Stated goal: In the entries below, find the line with "Write the seaborn" and the line with "0.046, 0.042, 0.042]", then retype both and everything between them exactly. Do not copy the pictures.

Information supplied:
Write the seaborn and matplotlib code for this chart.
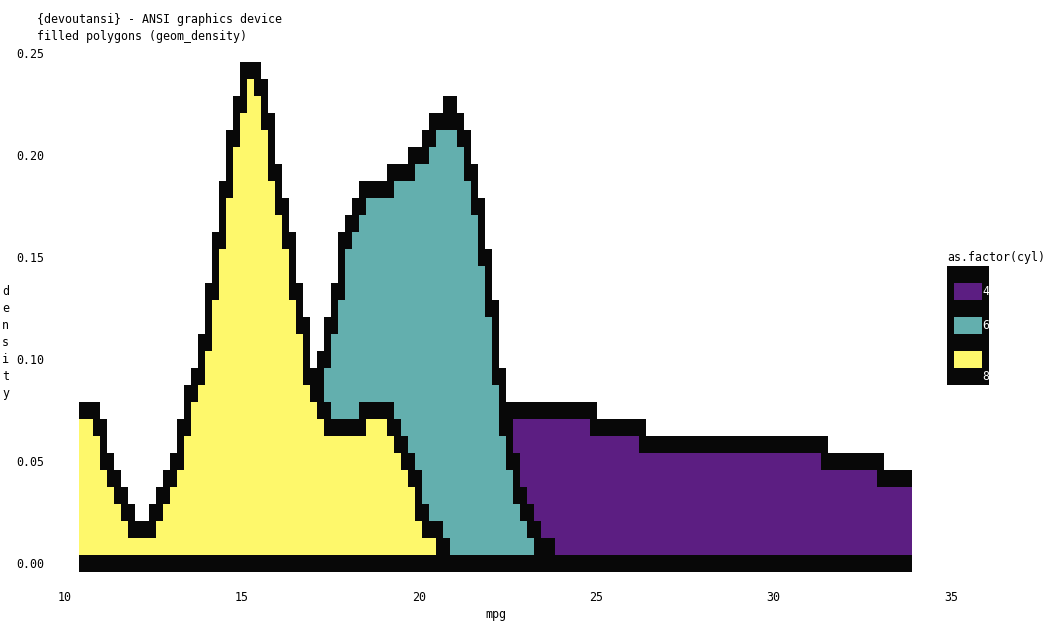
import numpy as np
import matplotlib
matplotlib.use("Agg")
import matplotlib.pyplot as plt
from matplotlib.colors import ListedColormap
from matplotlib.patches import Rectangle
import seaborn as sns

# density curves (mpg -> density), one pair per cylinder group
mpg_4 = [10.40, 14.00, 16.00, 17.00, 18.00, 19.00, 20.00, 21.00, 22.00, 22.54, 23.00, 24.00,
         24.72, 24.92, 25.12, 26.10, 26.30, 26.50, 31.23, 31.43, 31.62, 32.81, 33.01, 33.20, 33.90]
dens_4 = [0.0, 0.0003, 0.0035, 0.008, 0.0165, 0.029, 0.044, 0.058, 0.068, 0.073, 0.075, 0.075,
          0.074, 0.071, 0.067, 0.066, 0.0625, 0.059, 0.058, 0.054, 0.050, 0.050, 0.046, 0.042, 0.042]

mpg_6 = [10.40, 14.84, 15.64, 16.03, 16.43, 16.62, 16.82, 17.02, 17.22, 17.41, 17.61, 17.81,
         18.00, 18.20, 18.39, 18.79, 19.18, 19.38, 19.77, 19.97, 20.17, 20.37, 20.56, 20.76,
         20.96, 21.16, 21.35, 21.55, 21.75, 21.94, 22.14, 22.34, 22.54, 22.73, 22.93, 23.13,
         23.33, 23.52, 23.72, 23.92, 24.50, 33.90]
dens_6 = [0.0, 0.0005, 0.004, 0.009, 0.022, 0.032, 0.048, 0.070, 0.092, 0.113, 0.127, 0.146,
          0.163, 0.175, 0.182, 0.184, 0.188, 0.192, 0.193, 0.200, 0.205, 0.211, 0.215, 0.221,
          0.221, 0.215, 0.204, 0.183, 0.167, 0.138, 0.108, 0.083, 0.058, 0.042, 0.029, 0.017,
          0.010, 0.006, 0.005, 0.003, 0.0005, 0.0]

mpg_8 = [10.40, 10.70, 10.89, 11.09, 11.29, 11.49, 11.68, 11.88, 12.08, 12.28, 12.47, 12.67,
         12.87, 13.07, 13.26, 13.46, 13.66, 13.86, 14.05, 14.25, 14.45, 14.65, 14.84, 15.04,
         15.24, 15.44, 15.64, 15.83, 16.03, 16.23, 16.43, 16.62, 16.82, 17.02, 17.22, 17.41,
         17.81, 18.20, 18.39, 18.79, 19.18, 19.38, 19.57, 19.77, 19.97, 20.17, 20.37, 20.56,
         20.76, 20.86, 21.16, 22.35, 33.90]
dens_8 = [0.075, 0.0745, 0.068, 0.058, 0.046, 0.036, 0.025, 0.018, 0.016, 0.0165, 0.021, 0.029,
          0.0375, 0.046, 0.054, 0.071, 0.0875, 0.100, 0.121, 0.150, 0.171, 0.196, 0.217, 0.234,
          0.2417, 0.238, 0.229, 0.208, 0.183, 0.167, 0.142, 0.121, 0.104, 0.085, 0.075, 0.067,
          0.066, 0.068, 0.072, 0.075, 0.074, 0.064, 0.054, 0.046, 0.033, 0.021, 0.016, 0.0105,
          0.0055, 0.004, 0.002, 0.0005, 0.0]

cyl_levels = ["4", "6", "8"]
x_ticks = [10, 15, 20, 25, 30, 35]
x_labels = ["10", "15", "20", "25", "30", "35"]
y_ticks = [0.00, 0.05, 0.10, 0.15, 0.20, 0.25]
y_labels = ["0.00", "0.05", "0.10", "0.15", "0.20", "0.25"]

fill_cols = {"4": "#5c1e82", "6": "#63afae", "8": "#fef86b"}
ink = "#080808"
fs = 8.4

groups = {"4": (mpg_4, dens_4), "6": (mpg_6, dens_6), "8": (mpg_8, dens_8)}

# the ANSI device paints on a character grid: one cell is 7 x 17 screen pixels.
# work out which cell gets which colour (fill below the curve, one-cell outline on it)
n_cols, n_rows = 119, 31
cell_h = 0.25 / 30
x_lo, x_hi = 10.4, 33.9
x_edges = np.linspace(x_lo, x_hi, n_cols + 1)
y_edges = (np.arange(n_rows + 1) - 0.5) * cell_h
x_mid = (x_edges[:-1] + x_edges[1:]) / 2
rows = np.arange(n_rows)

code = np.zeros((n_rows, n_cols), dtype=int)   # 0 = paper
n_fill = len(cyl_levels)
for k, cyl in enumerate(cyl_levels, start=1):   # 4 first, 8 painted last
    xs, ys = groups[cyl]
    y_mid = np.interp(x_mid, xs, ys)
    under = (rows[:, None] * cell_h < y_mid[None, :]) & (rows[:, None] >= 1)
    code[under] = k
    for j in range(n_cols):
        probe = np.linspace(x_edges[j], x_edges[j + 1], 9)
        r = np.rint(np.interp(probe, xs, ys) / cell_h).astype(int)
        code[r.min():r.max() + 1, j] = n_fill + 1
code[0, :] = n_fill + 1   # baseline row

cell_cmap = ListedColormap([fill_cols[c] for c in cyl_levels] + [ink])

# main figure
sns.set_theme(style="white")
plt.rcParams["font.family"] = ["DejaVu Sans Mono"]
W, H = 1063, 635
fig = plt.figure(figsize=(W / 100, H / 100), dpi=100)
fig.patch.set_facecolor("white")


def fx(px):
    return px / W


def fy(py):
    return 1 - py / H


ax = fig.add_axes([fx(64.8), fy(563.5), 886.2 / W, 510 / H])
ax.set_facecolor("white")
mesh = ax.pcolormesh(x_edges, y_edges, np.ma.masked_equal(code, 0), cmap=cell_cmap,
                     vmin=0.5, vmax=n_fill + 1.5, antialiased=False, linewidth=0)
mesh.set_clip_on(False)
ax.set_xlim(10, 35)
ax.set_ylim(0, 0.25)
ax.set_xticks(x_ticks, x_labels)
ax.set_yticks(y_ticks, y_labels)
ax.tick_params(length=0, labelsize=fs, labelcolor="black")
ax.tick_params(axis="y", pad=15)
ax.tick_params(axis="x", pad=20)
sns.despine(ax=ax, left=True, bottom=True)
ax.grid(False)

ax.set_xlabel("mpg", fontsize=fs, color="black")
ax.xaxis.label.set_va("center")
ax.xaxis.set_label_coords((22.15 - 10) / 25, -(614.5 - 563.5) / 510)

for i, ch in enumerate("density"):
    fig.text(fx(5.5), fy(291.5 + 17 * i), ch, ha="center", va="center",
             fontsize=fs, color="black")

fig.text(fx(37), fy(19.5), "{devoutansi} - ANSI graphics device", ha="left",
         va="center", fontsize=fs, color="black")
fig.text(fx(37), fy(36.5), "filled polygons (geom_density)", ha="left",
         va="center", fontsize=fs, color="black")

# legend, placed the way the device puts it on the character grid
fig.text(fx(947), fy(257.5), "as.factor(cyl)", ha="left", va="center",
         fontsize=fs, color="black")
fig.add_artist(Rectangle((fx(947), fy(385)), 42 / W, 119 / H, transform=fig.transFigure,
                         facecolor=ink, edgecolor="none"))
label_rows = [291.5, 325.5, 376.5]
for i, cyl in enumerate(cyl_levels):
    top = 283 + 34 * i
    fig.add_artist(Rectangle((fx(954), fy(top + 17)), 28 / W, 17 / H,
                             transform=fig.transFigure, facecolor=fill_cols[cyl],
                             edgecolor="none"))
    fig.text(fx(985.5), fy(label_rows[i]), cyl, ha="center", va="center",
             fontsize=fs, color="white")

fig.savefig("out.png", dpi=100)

--

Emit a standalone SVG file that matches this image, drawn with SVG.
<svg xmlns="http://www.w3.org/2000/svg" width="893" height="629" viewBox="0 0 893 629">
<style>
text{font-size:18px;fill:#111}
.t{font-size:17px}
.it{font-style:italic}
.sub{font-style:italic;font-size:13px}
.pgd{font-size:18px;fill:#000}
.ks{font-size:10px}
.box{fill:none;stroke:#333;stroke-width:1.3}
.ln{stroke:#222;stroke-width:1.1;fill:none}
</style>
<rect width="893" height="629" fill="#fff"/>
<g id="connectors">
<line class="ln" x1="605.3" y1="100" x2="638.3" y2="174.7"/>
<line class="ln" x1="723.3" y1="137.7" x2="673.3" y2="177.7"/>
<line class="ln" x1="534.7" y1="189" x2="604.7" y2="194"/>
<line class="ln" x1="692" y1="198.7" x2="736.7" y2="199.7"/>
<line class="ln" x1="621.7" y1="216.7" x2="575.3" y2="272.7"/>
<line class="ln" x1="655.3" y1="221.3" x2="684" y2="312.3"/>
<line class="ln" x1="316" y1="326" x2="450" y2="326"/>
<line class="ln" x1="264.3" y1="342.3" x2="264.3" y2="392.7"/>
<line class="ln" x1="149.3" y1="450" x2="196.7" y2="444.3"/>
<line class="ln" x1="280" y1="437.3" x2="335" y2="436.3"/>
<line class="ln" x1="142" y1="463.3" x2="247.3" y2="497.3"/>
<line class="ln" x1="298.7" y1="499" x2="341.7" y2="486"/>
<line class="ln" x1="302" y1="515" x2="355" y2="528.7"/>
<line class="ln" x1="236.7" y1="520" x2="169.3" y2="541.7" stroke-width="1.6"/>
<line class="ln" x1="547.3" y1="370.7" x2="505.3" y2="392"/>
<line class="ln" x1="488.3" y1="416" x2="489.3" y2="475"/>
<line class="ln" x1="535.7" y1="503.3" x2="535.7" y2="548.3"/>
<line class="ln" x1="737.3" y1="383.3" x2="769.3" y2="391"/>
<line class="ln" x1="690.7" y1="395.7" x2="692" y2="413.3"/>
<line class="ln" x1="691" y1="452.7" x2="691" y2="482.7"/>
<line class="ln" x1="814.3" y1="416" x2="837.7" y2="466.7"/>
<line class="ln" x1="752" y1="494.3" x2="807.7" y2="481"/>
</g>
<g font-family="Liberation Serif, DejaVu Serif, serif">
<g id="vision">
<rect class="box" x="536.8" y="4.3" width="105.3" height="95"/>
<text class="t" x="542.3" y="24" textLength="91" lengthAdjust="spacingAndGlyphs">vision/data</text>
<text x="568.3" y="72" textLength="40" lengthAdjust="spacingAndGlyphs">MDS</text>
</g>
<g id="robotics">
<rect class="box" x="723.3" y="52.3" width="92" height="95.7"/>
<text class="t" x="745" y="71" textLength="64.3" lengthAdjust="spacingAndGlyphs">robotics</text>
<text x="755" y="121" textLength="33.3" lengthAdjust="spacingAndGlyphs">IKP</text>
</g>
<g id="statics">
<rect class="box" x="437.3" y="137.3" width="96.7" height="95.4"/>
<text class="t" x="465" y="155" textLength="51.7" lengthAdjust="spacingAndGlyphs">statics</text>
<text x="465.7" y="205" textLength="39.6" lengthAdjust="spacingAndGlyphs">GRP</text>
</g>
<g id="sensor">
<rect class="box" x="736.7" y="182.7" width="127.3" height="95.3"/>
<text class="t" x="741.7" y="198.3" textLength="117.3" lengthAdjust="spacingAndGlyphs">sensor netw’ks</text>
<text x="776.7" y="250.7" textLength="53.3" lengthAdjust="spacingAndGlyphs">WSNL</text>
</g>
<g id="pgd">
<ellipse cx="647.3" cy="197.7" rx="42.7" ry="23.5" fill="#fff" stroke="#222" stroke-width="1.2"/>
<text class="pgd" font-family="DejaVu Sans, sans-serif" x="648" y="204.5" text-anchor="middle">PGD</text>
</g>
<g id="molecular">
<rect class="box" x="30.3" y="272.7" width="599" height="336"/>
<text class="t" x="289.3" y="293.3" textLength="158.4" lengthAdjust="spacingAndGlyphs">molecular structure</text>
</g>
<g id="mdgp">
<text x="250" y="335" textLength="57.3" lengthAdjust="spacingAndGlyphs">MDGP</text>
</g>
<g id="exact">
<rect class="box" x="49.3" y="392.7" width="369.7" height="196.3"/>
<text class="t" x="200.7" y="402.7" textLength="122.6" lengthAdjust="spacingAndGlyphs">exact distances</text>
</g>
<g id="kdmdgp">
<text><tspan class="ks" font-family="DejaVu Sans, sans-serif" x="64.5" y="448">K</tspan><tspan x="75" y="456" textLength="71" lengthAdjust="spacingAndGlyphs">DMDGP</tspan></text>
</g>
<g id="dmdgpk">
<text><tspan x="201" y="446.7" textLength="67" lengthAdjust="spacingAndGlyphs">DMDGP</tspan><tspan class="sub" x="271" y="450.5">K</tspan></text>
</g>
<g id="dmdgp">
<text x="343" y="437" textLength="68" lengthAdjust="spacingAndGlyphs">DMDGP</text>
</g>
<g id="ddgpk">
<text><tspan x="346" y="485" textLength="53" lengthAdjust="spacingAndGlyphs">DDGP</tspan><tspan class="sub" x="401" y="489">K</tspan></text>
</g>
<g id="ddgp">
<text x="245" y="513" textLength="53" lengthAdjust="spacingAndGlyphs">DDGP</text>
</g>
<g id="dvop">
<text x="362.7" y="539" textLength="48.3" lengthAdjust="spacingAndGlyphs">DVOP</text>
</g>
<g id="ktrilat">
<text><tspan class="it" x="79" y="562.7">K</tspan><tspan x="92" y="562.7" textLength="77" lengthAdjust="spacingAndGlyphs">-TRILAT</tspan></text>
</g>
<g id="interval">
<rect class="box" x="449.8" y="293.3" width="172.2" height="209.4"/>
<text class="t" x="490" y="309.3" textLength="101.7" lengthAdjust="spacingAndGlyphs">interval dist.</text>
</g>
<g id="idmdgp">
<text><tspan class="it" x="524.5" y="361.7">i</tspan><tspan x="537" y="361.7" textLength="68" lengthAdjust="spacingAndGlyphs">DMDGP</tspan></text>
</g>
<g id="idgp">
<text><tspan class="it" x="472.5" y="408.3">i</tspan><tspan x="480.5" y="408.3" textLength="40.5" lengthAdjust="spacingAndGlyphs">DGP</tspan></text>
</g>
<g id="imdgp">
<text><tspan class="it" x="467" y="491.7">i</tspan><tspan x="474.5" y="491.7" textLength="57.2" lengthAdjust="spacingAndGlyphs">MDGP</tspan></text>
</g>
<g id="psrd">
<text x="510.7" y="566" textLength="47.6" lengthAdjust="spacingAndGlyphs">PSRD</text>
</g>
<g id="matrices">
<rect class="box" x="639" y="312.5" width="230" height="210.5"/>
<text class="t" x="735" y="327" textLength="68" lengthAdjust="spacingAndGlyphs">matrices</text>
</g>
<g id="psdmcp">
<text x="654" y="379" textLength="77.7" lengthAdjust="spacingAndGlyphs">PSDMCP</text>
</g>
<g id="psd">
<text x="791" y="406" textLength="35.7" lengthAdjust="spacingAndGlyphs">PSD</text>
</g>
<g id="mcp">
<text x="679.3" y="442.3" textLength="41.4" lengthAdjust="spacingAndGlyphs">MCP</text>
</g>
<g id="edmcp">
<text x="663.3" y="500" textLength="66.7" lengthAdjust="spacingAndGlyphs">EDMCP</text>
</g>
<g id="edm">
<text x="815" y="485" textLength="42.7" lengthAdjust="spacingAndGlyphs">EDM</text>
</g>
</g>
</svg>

--

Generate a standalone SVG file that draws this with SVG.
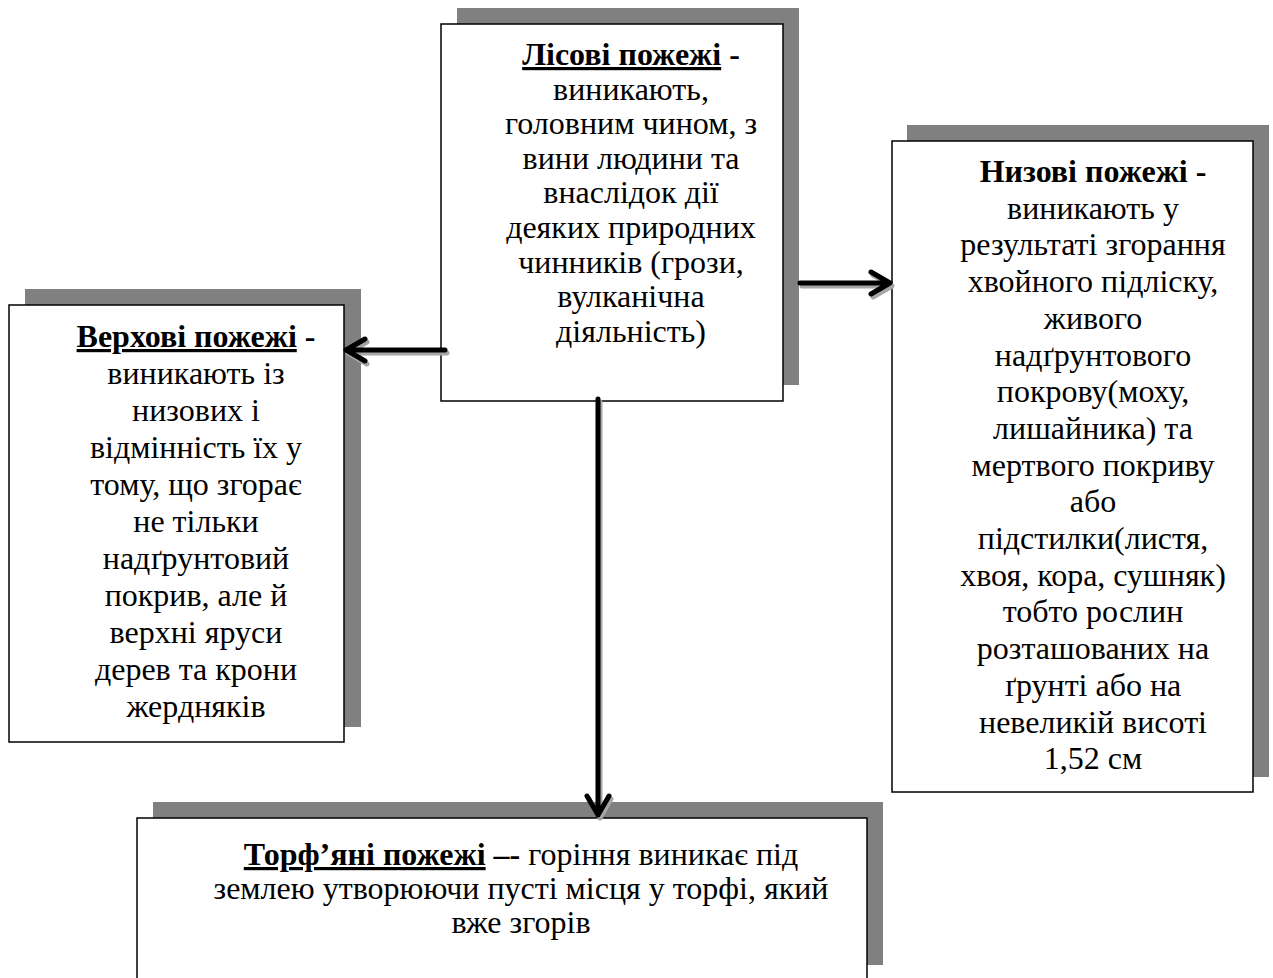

Task output:
Write the seaborn and matplotlib code for this chart.
import numpy as np
import matplotlib
matplotlib.use("Agg")
import matplotlib.pyplot as plt
from matplotlib.colors import ListedColormap
from matplotlib.patches import Rectangle
import seaborn as sns

# density curves (mpg -> density), one pair per cylinder group
mpg_4 = [10.40, 14.00, 16.00, 17.00, 18.00, 19.00, 20.00, 21.00, 22.00, 22.54, 23.00, 24.00,
         24.72, 24.92, 25.12, 26.10, 26.30, 26.50, 31.23, 31.43, 31.62, 32.81, 33.01, 33.20, 33.90]
dens_4 = [0.0, 0.0003, 0.0035, 0.008, 0.0165, 0.029, 0.044, 0.058, 0.068, 0.073, 0.075, 0.075,
          0.074, 0.071, 0.067, 0.066, 0.0625, 0.059, 0.058, 0.054, 0.050, 0.050, 0.046, 0.042, 0.042]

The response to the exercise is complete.